Like most programming problems, if you understand the logic behind what you’re trying to accomplish, all you need to do is figure out a way of representing that logic with programming code. So let’s think for a moment about the problem we have to solve.

How would the meaning of the sentence change if figure out was changed to to figure out?


4 Answers 4


There is no difference in meaning between to-infinitives and bare infinitives. The use of one form or the other is generally determined by the verb controlling the infinitive clause.

Typical examples of a verb requiring the use of a to-infinitive are:

I want to go home.
I need to go home.

Other verbs admit both to-infinitives or bare infinitives, e.g.:

I will help you go home.
I will help you to go home.

Auxiliary and most modal verbs don't admit a to-infinitive, e.g.:

I did go home.
I will go home.
I should go home.
I needn't say anything.
I need go home. (rare)

A few modal verbs demand a to-infinitive, e.g.:

I was unable to go home.
I ought to go home.

The lexical verb need to and the modal verb need/needn't are an interesting case. Note that whereas need/needn't doesn't admit a to-infinitive, need to demands it. As a consequence, it is possible to find both:

I need to go home. (common)
I need go home. (rare)

A search in Google's n-gram viewer reveals that the use of need + bare-infinitive is rare.

The example in this question:

[...] all you need to do is figure out a way [...]

is compounded by the use of two verbs, need that usually takes a to-infinitive and do that takes a bare infinitive.

Based on the above arguments, one would expect the following uses:

all you need is to figure out a way
all you need to do is figure out a way

However, another search in Google's n-gram viewer reveals that the following alternative, although rare, is also possible:

all you need to do is to figure out a way


Both forms are correct, and they mean the same thing.
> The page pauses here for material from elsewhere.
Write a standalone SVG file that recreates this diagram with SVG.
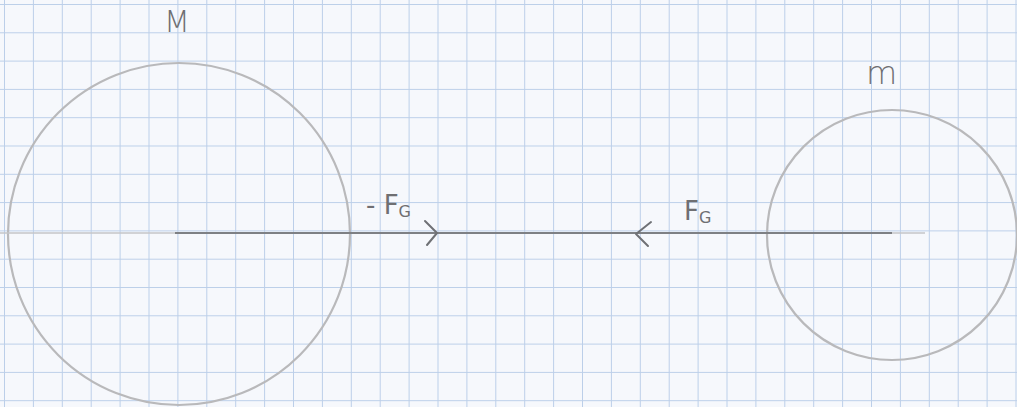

The form without the "to" is more common. (I did a search in the COCA corpus. The form without the "to" is six times more common.)


Actually, using to in front of figure out would be correct and acceptable, but unnecessary, since figure out here is governed by the first to. In a sentence without the first to, you would have to supply it:

All you need is to figure out...

Since it would be incorrect to say: All you need is figure out, we know that to is not optional in your sentence - it is required, and present, supplied by the first to. However it can be restated with no change in meaning.


As Dangph says, both forms mean the say thing. I would say these represent stylistic options. Using "to figure out" gives the sentence a more formal and precise tone to it. However, the beginning of the next sentence "So let's think..." makes reveals that the tone of the paragraph is meant to sound informal.